Puasa secara etimologi memiliki makna "menahan diri". Sedangkan secara tinjauan syariat, puasa adalah menahan diri dari memperoleh (makan, minum, melakukan) sesuatau yang dapat membatalkan puasa itu sendiri. Tentu dengan pengertian ini telah menjadi sah puasanya seseorang yang tidak makan dan minum serta telah melaksanakan syarat dan ketentuan dari puasa itu sendiri. Tapi apakah cukup hanya berhenti disini? Tentu saja tidak, pemahaman mengenai "menahan diri" ini harus kita perluas, tidak hanya urusan perut menahan dari makan dan minum saja tetapi juga meliputi menahan seluruh anggota badan untuk tidak berbuat dosa.
Memahami makna puasa dengan makna demikian --menahan seluruh anggota badan untuk tidak berbuat dosa- menjadikan kita naik tingkat dari yang awalnya memandang puasa hanya dari segi casing luarnya menjadi juga memerhatikan makna yang terkandung dalam puasa itu sendiri (makna batin).
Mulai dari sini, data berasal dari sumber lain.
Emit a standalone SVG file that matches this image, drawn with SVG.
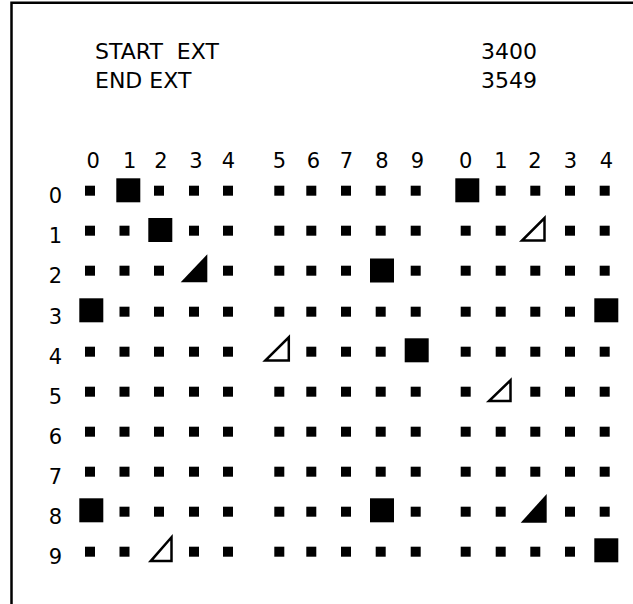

Untuk mempermudah dalam memperoleh makna bathin kami akan sajikan sedikit tips yang kami sarikan dari kitab Ihya' ulumi ad-din karya Ulama terkenal Al-Imam Al-Ghazali.
- Menahan dan mempersempit penglihatan dari melihat hal-hal yang dilarang dan dari melihat sesuatu yang dapat menyibukkan hati untuk terus memikirkan hal itu sampai lupa diri untuk mengingat Allah SWT. Karena semakin banyak melihat maka akan semakin banyak yang harus dipikir.
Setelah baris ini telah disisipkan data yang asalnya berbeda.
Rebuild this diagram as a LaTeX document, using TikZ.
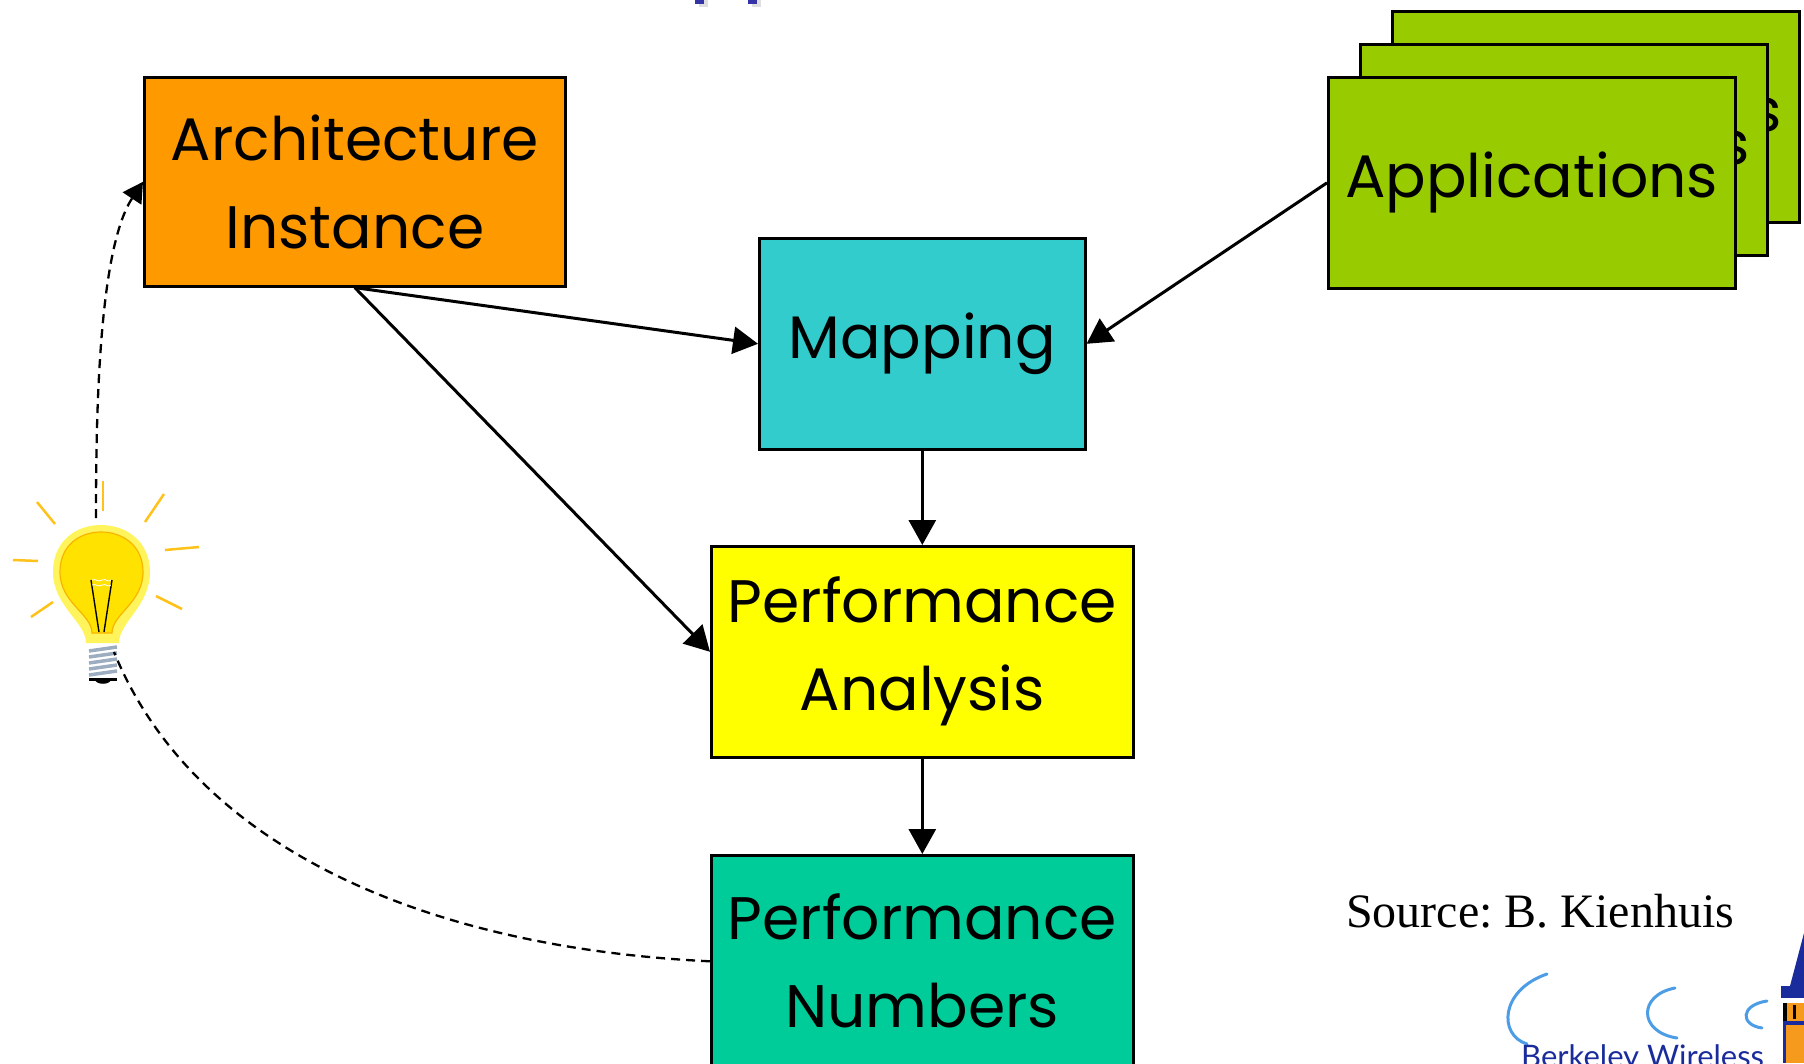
\documentclass[tikz,border=0pt]{standalone}
\usepackage{fontspec}
\setmainfont{Poppins}
\newfontfamily\srcfont{Liberation Serif}
\newfontfamily\logofont{Lato}
\usetikzlibrary{arrows.meta}
\frenchspacing

\definecolor{archorange}{HTML}{FF9900}
\definecolor{mapcyan}{HTML}{33CCCC}
\definecolor{perfyellow}{HTML}{FFFF00}
\definecolor{numgreen}{HTML}{00CC99}
\definecolor{appgreen}{HTML}{99CC00}
\definecolor{rayorange}{HTML}{FFC21A}
\definecolor{halo}{HTML}{FFF45C}
\definecolor{glass}{HTML}{FFE200}
\definecolor{glassedge}{HTML}{F7B500}
\definecolor{screw}{HTML}{9CADC2}
\definecolor{crescent}{HTML}{4D9DE6}
\definecolor{logoblue}{HTML}{1A2C9C}
\definecolor{titleblue}{HTML}{3434A8}
\definecolor{towerorange}{HTML}{F59A1C}

\begin{document}
\begin{tikzpicture}[x=1pt,y=-1pt,
  box/.style={draw=black, line width=2.6pt, inner sep=0pt, align=center,
    font=\fontsize{60}{88}\selectfont, anchor=north west},
  flow/.style={line width=3pt, -{Triangle[length=25pt,width=27pt]}},
  hint/.style={line width=2.3pt, dash pattern=on 9pt off 6pt},
  ray/.style={draw=rayorange, line width=2.5pt}]
\useasboundingbox (0,0) rectangle (1804,1063);
\begin{scope}
\clip (0,0) rectangle (1804,1063);

% fragments of the title above the picture
\fill[gray!25] (699,0) rectangle (708,7);
\fill[titleblue] (695,0) rectangle (704,4);
\fill[gray!25] (752,0) rectangle (761,7);
\fill[titleblue] (748,0) rectangle (757,4);

% blocks of the design flow
\node[box, fill=archorange, minimum width=421pt, minimum height=209pt]
  (arch) at (143,76) {Architecture\\Instance};
\node[box, fill=mapcyan, minimum width=326pt, minimum height=211pt]
  (map) at (758,237) {Mapping};
\node[box, fill=perfyellow, minimum width=422pt, minimum height=211pt]
  (pa) at (710,545) {Performance\\Analysis};
\node[box, fill=numgreen, minimum width=422pt, minimum height=212pt]
  (pn) at (710,854) {Performance\\Numbers};

% stack of application cards, back to front
\node[box, fill=appgreen, minimum width=407pt, minimum height=211pt]
  (apps3) at (1391,10) {Applications};
\node[box, fill=appgreen, minimum width=407pt, minimum height=211pt]
  (apps2) at (1359,43) {Applications};
\node[box, fill=appgreen, minimum width=407pt, minimum height=211pt]
  (apps) at (1327,76) {Applications};

% flow arrows
\draw[flow] (arch.south) -- (map.west);
\draw[flow] (arch.south) -- (pa.west);
\draw[flow] (apps.west) -- (map.east);
\draw[flow] (map.south) -- (pa.north);
\draw[flow] (pa.south) -- (pn.north);

% light bulb
\coordinate (bulbtop) at (96,518);
\coordinate (bulbbase) at (114,652);
\draw[ray] (37,502) -- (55,524);
\draw[ray] (103,481) -- (103,511);
\draw[ray] (164,494) -- (145,522);
\draw[ray] (165,550) -- (199,547);
\draw[ray] (156,596) -- (182,609);
\draw[ray] (13,560) -- (38,561);
\draw[ray] (31,617) -- (53,602);
\fill[halo] (86,643) .. controls (86,622) and (53,606) .. (53,572)
  .. controls (53,542) and (75,525) .. (101,525)
  .. controls (127,525) and (150,542) .. (150,572)
  .. controls (150,606) and (119,622) .. (119,643) -- cycle;
\filldraw[fill=glass, draw=glassedge, line width=1.2pt]
  (92,633) .. controls (92,614) and (60,603) .. (60,572)
  .. controls (60,545) and (80,532) .. (101,532)
  .. controls (122,532) and (143,545) .. (143,572)
  .. controls (143,603) and (112,614) .. (112,633) -- cycle;
\draw[line width=1.4pt] (91,580) -- (99,632) (112,580) -- (104,632);
\draw[white, line width=0.8pt] (92,580) .. controls (96,578) and (98,583) .. (102,580)
  .. controls (106,578) and (108,583) .. (111,580);
\draw[white, line width=0.8pt] (92,585) .. controls (96,583) and (98,588) .. (102,585)
  .. controls (106,583) and (108,588) .. (111,585);
\foreach \y in {649,655,661,667,673}
  \draw[screw, line width=3.5pt] (89,\y+2) -- (117,\y-2);
\draw[line width=3pt] (89,679) -- (117,679);
\fill (95,680) .. controls (97,685) and (109,685) .. (111,680) -- cycle;

% feedback from the numbers to a new architecture idea
\draw[hint] (pn.west) .. controls (430,948) and (195,850) .. (bulbbase);
\draw[hint, -{Triangle[length=20pt,width=22pt]}]
  (bulbtop) .. controls (96,420) and (98,250) .. (arch.west);

% credit line
\node[font=\srcfont\fontsize{48}{56}\selectfont, anchor=base west, inner sep=0pt]
  (src) at (1346,927) {Source: B. Kienhuis};

% Berkeley Wireless logo (lower right)
\draw[crescent, line width=3pt, line cap=round]
  (1547,974) .. controls (1500,990) and (1498,1035) .. (1527,1044);
\draw[crescent, line width=3pt, line cap=round]
  (1675,988) .. controls (1638,995) and (1638,1032) .. (1677,1038);
\draw[crescent, line width=3pt, line cap=round]
  (1767,1001) .. controls (1740,1005) and (1740,1025) .. (1762,1028);
\node[font=\logofont\fontsize{31}{36}\selectfont, text=logoblue, anchor=base west,
  inner sep=0pt] (logo) at (1521,1067) {Berkeley Wireless};
\fill[logoblue] (1790,986) -- (1804,933) -- (1804,986) -- cycle;
\fill[logoblue] (1781,986) rectangle (1804,998);
\fill[white] (1783,999) rectangle (1804,1002);
\fill[towerorange] (1783,1003) rectangle (1804,1021);
\fill[black] (1783,1003) rectangle (1787,1021);
\fill[black] (1793,1005) rectangle (1796,1019);
\fill[logoblue] (1783,1021) rectangle (1804,1025);
\fill[towerorange] (1786,1025) rectangle (1804,1063);
\fill[logoblue] (1783,1025) rectangle (1786,1063);
\end{scope}
\end{tikzpicture}
\end{document}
- Menjaga ucapan dari mengucapkan sesuatu yang tidak berguna, bohong, gibah, mengadu domba, mengolok-olok dan lain sebagaianya. Karena disebabkan hal ini maka puasa kita akan percuma. Pasalnya banyak hadis yang menerangkan bahwa perumpamaan orang yang gibah adalah seperti makan bangkai saudarnya. Jadi seakan-seakan orang itu berpuasa, menahan diri dari makanan halal tetapi, ia justru berbuka dengan memakan daging bangkai saudaranya. Bahkan, sebelum waktunya berbuka pula!. Mengerikan bukan?
- Mencegah pendengaran dari mendengarkan dan memerhatikan omongan-omongan yang dilarang, seperti gibah. Karena sejatinya orang yang menggibah dan orang yang mendengarkan itu hukumnya sama-sama berdosa.
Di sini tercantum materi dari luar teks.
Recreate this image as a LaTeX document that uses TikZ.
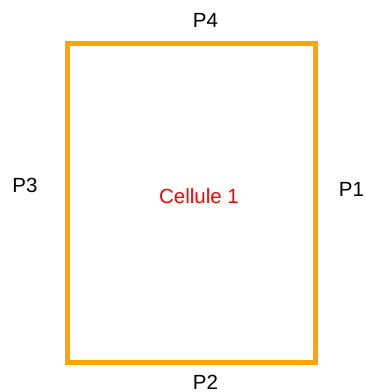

- Mencegah seluruh anggota badan baik tangan atau kaki dari melakukan perbuatan yang dilarang maupun mencegah perut dari makan makanan yang syubhat tatkala ia berbuka. Maka tidaklah berfaidah puasanya jika melakukan hal itu. Perumpamaan orang tersebut adalah layaknya orang yang membangun rumah tetapi ia merobohkan seluruh kota.
- Tidak memperbanyak makan makanan halal saat berbuka. Karena "wadah paling dibenci oleh Allah adalah perut yang terisi penuh dengan makanan halal". Hal yang halal saja jika memenuhi perut termasuk sesuatu yang sangat dibenci Allah, apalagi jika perut dipenuhi makanan syubhat terlebih haram?. Karena apa faidahnya puasa, yang semula bertujuan untuk mengekang musuh Allah yakni Syaitan dan memecah syahwat jika pada akhirnya saat berbuka kita menghilangkan tujuan tersebut dengan memakan makanan yang berlebihan, seakan kita balas dendam karena sejak pagi hingga petang kita tidak makan?. Kita justru akan menghilangkan subtansi dari puasa itu sendiri karena semakin banyak makanan yang masuk kedalam perut kita maka nafsu kita akan semakin kuat. Dan hal yang juga sering terjadi pada kita  adalah saat selain Bulan Ramadhan makanan yang kita punya biasa-biasa saja --sekadar makanan pokok. Namun, pada saat Bulan Ramadhan banyak tersaji makanan diluar kebiasaan kita pada selain Bulan Ramadhan dimeja makan kita. seakan puasa menjadi ajang menghambur-hamburkan harta. Apakah hal itu pantas?.
- Hendaknya setelah berbuka hati kita menjadi semakin tergerak untuk takut (khauf) dan berharap (raja') kepada Allah. Karena kita tidak tahu apakah puasa kita diterima atau tidak? Dan hendaknya sikap ini selalu kita upayakan untuk muncul pada saat setiap kali kita selesai melaksanakan ibadah.